Homework 2 - Classification 教师版

Homework 2 - Classification

若有任何問題,歡迎來信至助教信箱 ntu-ml-2020spring-ta@googlegroups.com
Binary classification is one of the most fundamental problem in machine learning. In this tutorial, you are going to build linear binary classifiers to predict whether the income of an indivisual exceeds 50,000 or not. We presented a discriminative and a generative approaches, the logistic regression(LR) and the linear discriminant anaysis(LDA). You are encouraged to compare the differences between the two, or explore more methodologies. Although you can finish this tutorial by simpliy copying and pasting the codes, we strongly recommend you to understand the mathematical formulation first to get more insight into the two algorithms. Please find here and here for more detailed information about the two algorithms.

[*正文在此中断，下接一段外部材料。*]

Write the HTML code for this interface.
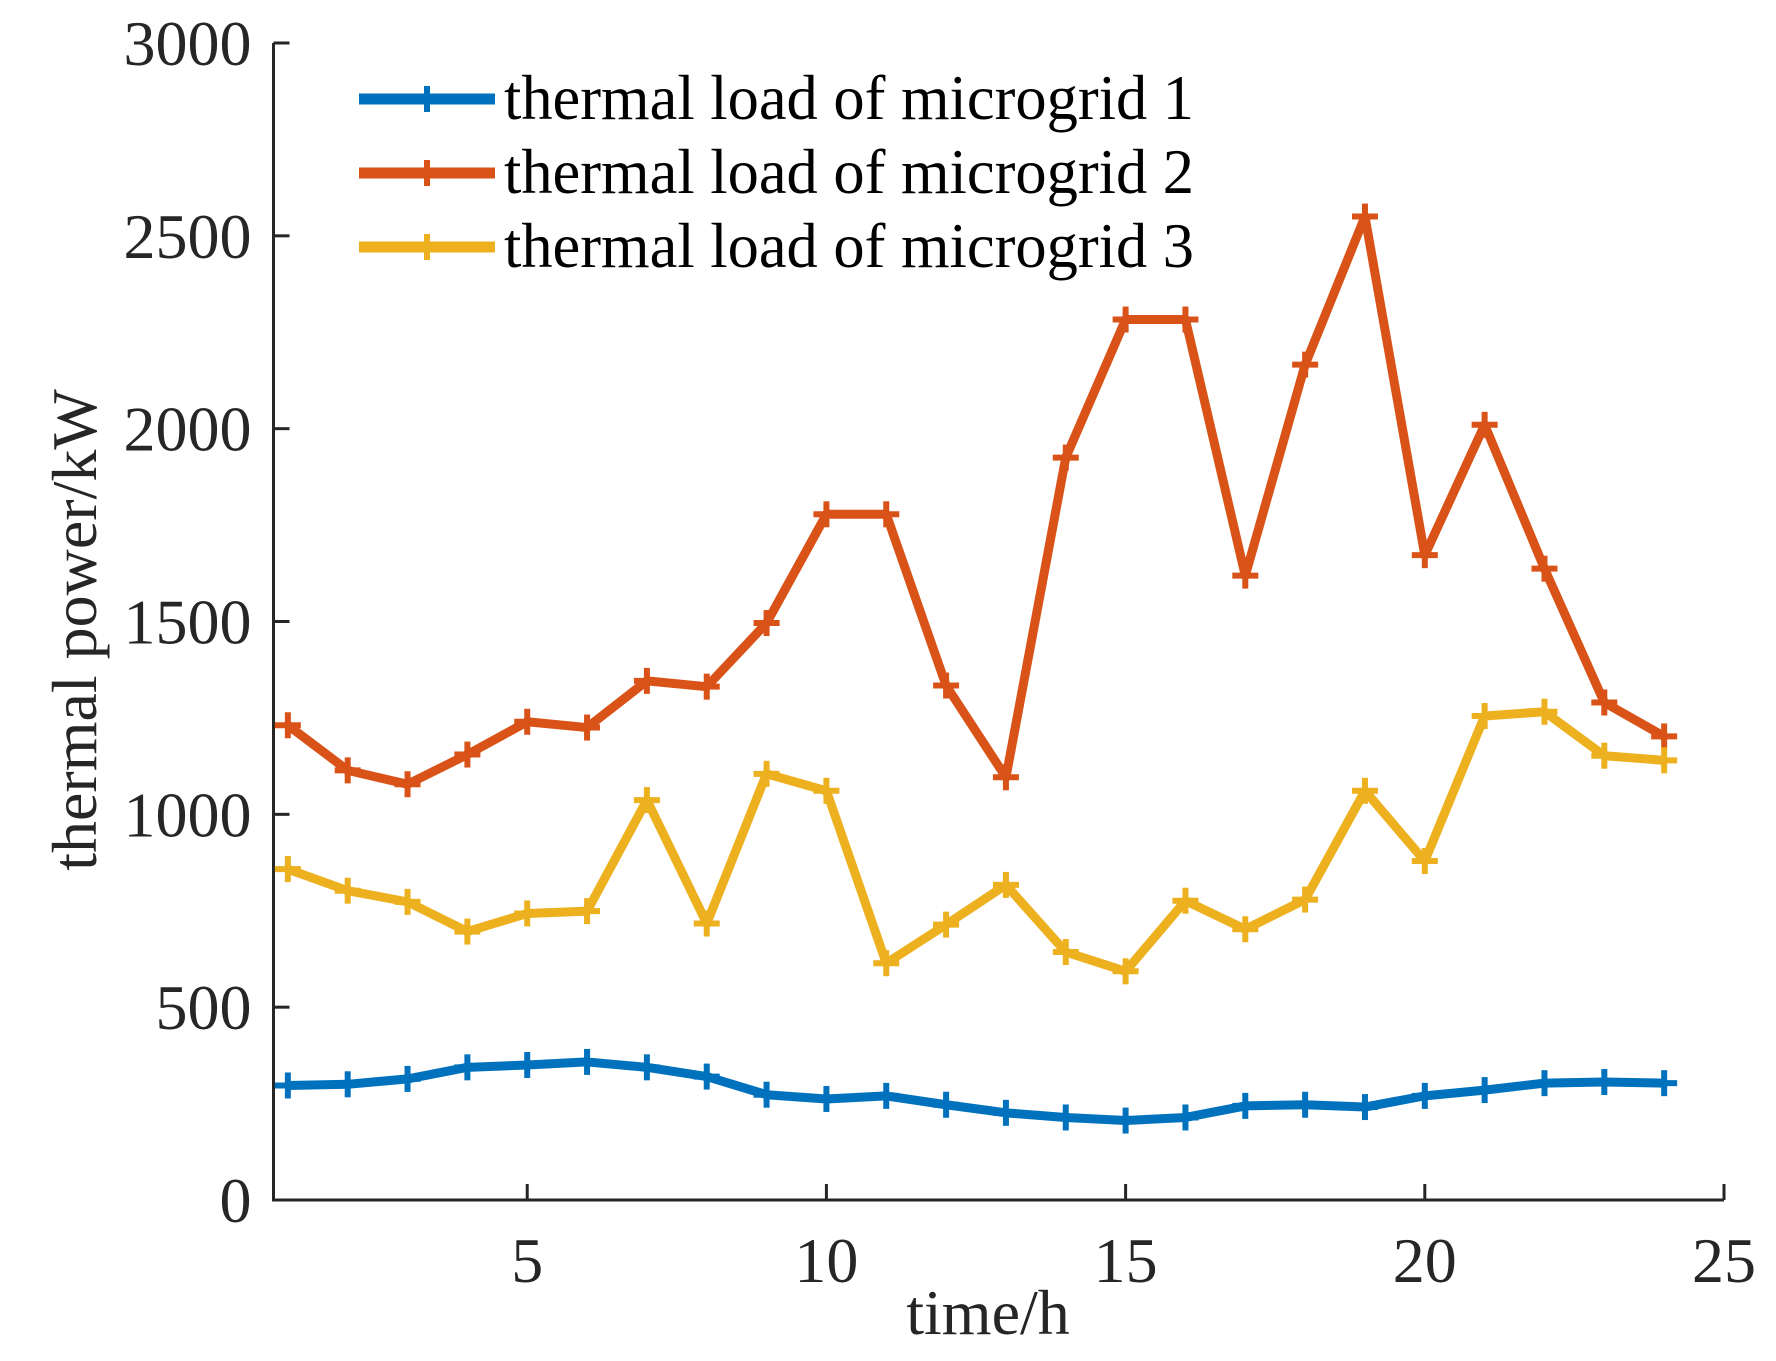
<!DOCTYPE html>
<html><head><meta charset="utf-8"><style>
html,body{margin:0;padding:0;background:#fff;}
svg{display:block;font-family:"Liberation Serif",serif;}
</style></head><body>
<svg id="chart" width="1776" height="1361" viewBox="0 0 1776 1361"></svg>
<script>
const hours=[1,2,3,4,5,6,7,8,9,10,11,12,13,14,15,16,17,18,19,20,21,22,23,24];
const mg1=[297,300,314,344,350,358,344,320,273,262,270,247,226,214,206,214,244,247,241,270,285,303,306,303];
const mg2=[1231,1114,1078,1155,1240,1225,1346,1331,1496,1778,1778,1334,1096,1925,2283,2283,1619,2166,2550,1672,2010,1637,1290,1202];
const mg3=[858,802,773,696,743,749,1037,717,1105,1061,614,714,817,643,593,776,702,779,1061,879,1255,1266,1152,1140];
const xTicks=[5,10,15,20,25];
const yTicks=[0,500,1000,1500,2000,2500,3000];
const seriesNames=["thermal load of microgrid 1","thermal load of microgrid 2","thermal load of microgrid 3"];
const colors=["#0072BD","#D95319","#EDB120"];

const NS="http://www.w3.org/2000/svg";
const svg=document.getElementById('chart');
const L=273.5,R=1724,T=43,B=1200;
const xMin=0.76,xMax=25,yMin=0,yMax=3000;
const sx=v=>L+(v-xMin)/(xMax-xMin)*(R-L);
const sy=v=>B-(v-yMin)/(yMax-yMin)*(B-T);
function mk(tag,attrs,parent){const e=document.createElementNS(NS,tag);for(const k in attrs)e.setAttribute(k,attrs[k]);(parent||svg).appendChild(e);return e;}

const ax=mk('g',{});


mk('line',{x1:L,y1:T,x2:L,y2:B+1.5,stroke:'#262626','stroke-width':3},ax);
mk('line',{x1:L,y1:B,x2:R,y2:B,stroke:'#262626','stroke-width':3},ax);
yTicks.forEach(v=>{
  const y=sy(v);
  mk('line',{x1:L,y1:y,x2:L+16,y2:y,stroke:'#262626','stroke-width':3},ax);
  const t=mk('text',{x:L-22,y:y+22,'text-anchor':'end','font-size':64,fill:'#262626'},ax);
  t.textContent=v;
  
  
});
xTicks.forEach(v=>{
  const x=sx(v);
  mk('line',{x1:x,y1:B,x2:x,y2:B-16,stroke:'#262626','stroke-width':3},ax);
  const t=mk('text',{x:x,y:1282,'text-anchor':'middle','font-size':64,fill:'#262626'},ax);
  t.textContent=v;
  
  
});
const xl=mk('text',{x:988,y:1334,'text-anchor':'middle','font-size':64,fill:'#262626'});
xl.textContent='time/h';


const yl=mk('text',{x:0,y:0,'text-anchor':'middle','font-size':64,fill:'#262626',transform:'translate(96,630) rotate(-90)'});
yl.textContent='thermal power/kW';



function plus(g,x,y,c){
  mk('line',{x1:x-13,y1:y,x2:x+13,y2:y,stroke:c,'stroke-width':6},g);
  mk('line',{x1:x,y1:y-13,x2:x,y2:y+13,stroke:c,'stroke-width':6},g);
}
[mg1,mg2,mg3].forEach((data,i)=>{
  const g=mk('g',{});
  
  
  const pts=data.map((v,j)=>sx(hours[j])+','+sy(v)).join(' ');
  mk('polyline',{points:pts,fill:'none',stroke:colors[i],'stroke-width':9,'stroke-linejoin':'round'},g);
  data.forEach((v,j)=>plus(g,sx(hours[j]),sy(v),colors[i]));
});

const lg=mk('g',{});


const ly=[99,173,247];
seriesNames.forEach((n,i)=>{
  const e=mk('g',{},lg);
  
  
  mk('line',{x1:359,y1:ly[i],x2:495,y2:ly[i],stroke:colors[i],'stroke-width':11},e);
  plus(e,427,ly[i],colors[i]);
  const t=mk('text',{x:504,y:ly[i]+20,'font-size':64,fill:'#000',textLength:690,lengthAdjust:'spacingAndGlyphs'},e);
  t.textContent=n;
});
</script>
</body></html>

二元分類是機器學習中最基礎的問題之一,在這份教學中,你將學會如何實作一個線性二元分類器,來根據人們的個人資料,判斷其年收入是否高於 50,000 美元。我們將以兩種方法: logistic regression 與 generative model,來達成以上目的,你可以嘗試了解、分析兩者的設計理念及差別。針對這兩個演算法的理論基礎,可以參考李宏毅老師的教學投影片 logistic regression 與 generative model。

若有任何問題,歡迎來信至助教信箱 ntu-ml-2020spring-ta@googlegroups.com

Dataset

This dataset is obtained by removing unnecessary attributes and balancing the ratio between positively and negatively labeled data in the Census-Income (KDD) Data Set, which can be found in UCI Machine Learning Repository. Only preprocessed and one-hot encoded data (i.e. X_train, Y_train and X_test) will be used in this tutorial. Raw data (i.e. train.csv and test.csv) are provided to you in case you are interested in it.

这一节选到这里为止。